#### Request
Each entry below should be echoed exactly, with pictures omitted.

Figure scripts:

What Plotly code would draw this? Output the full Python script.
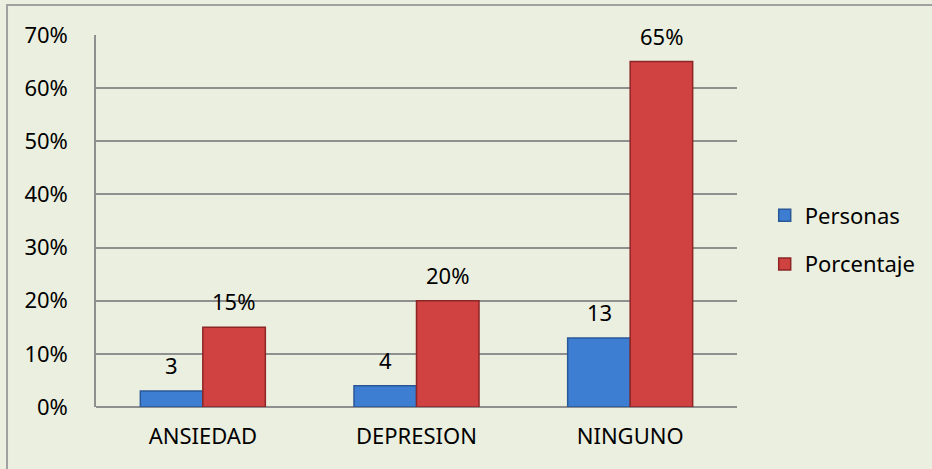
import plotly.graph_objects as go

categories = ["ANSIEDAD", "DEPRESION", "NINGUNO"]
personas = [3, 4, 13]
porcentaje = [15, 20, 65]
tick_vals = [0, 10, 20, 30, 40, 50, 60, 70]
tick_text = ["0%", "10%", "20%", "30%", "40%", "50%", "60%", "70%"]

FONT = "Noto Sans"
BG = "#EBEFDF"
GRID = "#8F8F8F"
FS = 22

fig = go.Figure()
fig.add_trace(go.Bar(
    name="Personas", x=categories, y=personas,
    marker=dict(color="#3E7ED2", line=dict(color="#2A5896", width=1.5)),
    legendgroup="a",
))
fig.add_trace(go.Bar(
    name="Porcentaje", x=categories, y=porcentaje,
    marker=dict(color="#D04141", line=dict(color="#8C2626", width=1.5)),
    legendgroup="b",
))

annotations = []
for cat, v in zip(categories, personas):
    annotations.append(dict(x=cat, y=v, text=f"{v}", showarrow=False,
                            xshift=-31, yshift=26, yanchor="middle",
                            font=dict(family=FONT, size=FS, color="#000000")))
for cat, v in zip(categories, porcentaje):
    annotations.append(dict(x=cat, y=v, text=f"{v}%", showarrow=False,
                            xshift=31, yshift=26, yanchor="middle",
                            font=dict(family=FONT, size=FS, color="#000000")))

fig.update_layout(
    width=932, height=469,
    margin=dict(l=96, r=195, t=35, b=62),
    paper_bgcolor=BG, plot_bgcolor=BG,
    barmode="group", bargap=0.415, bargroupgap=0,
    font=dict(family=FONT, size=FS, color="#000000"),
    annotations=annotations,
    legend=dict(
        xref="container", yref="container",
        x=0.8205, y=1 - 240 / 469, xanchor="left", yanchor="middle",
        font=dict(family=FONT, size=FS, color="#000000"),
        bgcolor="rgba(0,0,0,0)", tracegroupgap=17,
        itemwidth=30, traceorder="grouped",
    ),
    xaxis=dict(
        showline=False, showgrid=False, ticks="",
        tickfont=dict(family=FONT, size=FS, color="#000000"),
        ticklabelstandoff=14,
    ),
    yaxis=dict(
        range=[0, 70], tickvals=tick_vals, ticktext=tick_text,
        showgrid=True, gridcolor=GRID, gridwidth=1.5,
        showline=True, linecolor=GRID, linewidth=1.5,
        zeroline=True, zerolinecolor=GRID, zerolinewidth=1.5,
        ticks="", ticklabelstandoff=22,
        tickfont=dict(family=FONT, size=FS, color="#000000"),
    ),
    shapes=[dict(
        type="rect", xref="paper", yref="paper",
        x0=-0.1388, x1=1.6, y0=-0.6, y1=1.0806,
        line=dict(color="#A0A0A0", width=2), fillcolor="rgba(0,0,0,0)",
        layer="above",
    )],
)

fig.write_html("out.html")
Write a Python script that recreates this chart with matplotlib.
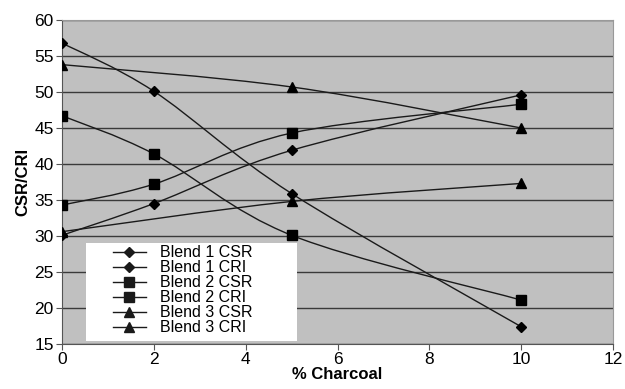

#### Written response
What Plotly code would draw this? Output the full Python script.
import plotly.graph_objects as go

categories = ["ANSIEDAD", "DEPRESION", "NINGUNO"]
personas = [3, 4, 13]
porcentaje = [15, 20, 65]
tick_vals = [0, 10, 20, 30, 40, 50, 60, 70]
tick_text = ["0%", "10%", "20%", "30%", "40%", "50%", "60%", "70%"]

FONT = "Noto Sans"
BG = "#EBEFDF"
GRID = "#8F8F8F"
FS = 22

fig = go.Figure()
fig.add_trace(go.Bar(
    name="Personas", x=categories, y=personas,
    marker=dict(color="#3E7ED2", line=dict(color="#2A5896", width=1.5)),
    legendgroup="a",
))
fig.add_trace(go.Bar(
    name="Porcentaje", x=categories, y=porcentaje,
    marker=dict(color="#D04141", line=dict(color="#8C2626", width=1.5)),
    legendgroup="b",
))

annotations = []
for cat, v in zip(categories, personas):
    annotations.append(dict(x=cat, y=v, text=f"{v}", showarrow=False,
                            xshift=-31, yshift=26, yanchor="middle",
                            font=dict(family=FONT, size=FS, color="#000000")))
for cat, v in zip(categories, porcentaje):
    annotations.append(dict(x=cat, y=v, text=f"{v}%", showarrow=False,
                            xshift=31, yshift=26, yanchor="middle",
                            font=dict(family=FONT, size=FS, color="#000000")))

fig.update_layout(
    width=932, height=469,
    margin=dict(l=96, r=195, t=35, b=62),
    paper_bgcolor=BG, plot_bgcolor=BG,
    barmode="group", bargap=0.415, bargroupgap=0,
    font=dict(family=FONT, size=FS, color="#000000"),
    annotations=annotations,
    legend=dict(
        xref="container", yref="container",
        x=0.8205, y=1 - 240 / 469, xanchor="left", yanchor="middle",
        font=dict(family=FONT, size=FS, color="#000000"),
        bgcolor="rgba(0,0,0,0)", tracegroupgap=17,
        itemwidth=30, traceorder="grouped",
    ),
    xaxis=dict(
        showline=False, showgrid=False, ticks="",
        tickfont=dict(family=FONT, size=FS, color="#000000"),
        ticklabelstandoff=14,
    ),
    yaxis=dict(
        range=[0, 70], tickvals=tick_vals, ticktext=tick_text,
        showgrid=True, gridcolor=GRID, gridwidth=1.5,
        showline=True, linecolor=GRID, linewidth=1.5,
        zeroline=True, zerolinecolor=GRID, zerolinewidth=1.5,
        ticks="", ticklabelstandoff=22,
        tickfont=dict(family=FONT, size=FS, color="#000000"),
    ),
    shapes=[dict(
        type="rect", xref="paper", yref="paper",
        x0=-0.1388, x1=1.6, y0=-0.6, y1=1.0806,
        line=dict(color="#A0A0A0", width=2), fillcolor="rgba(0,0,0,0)",
        layer="above",
    )],
)

fig.write_html("out.html")
Write a Python script that recreates this chart with matplotlib.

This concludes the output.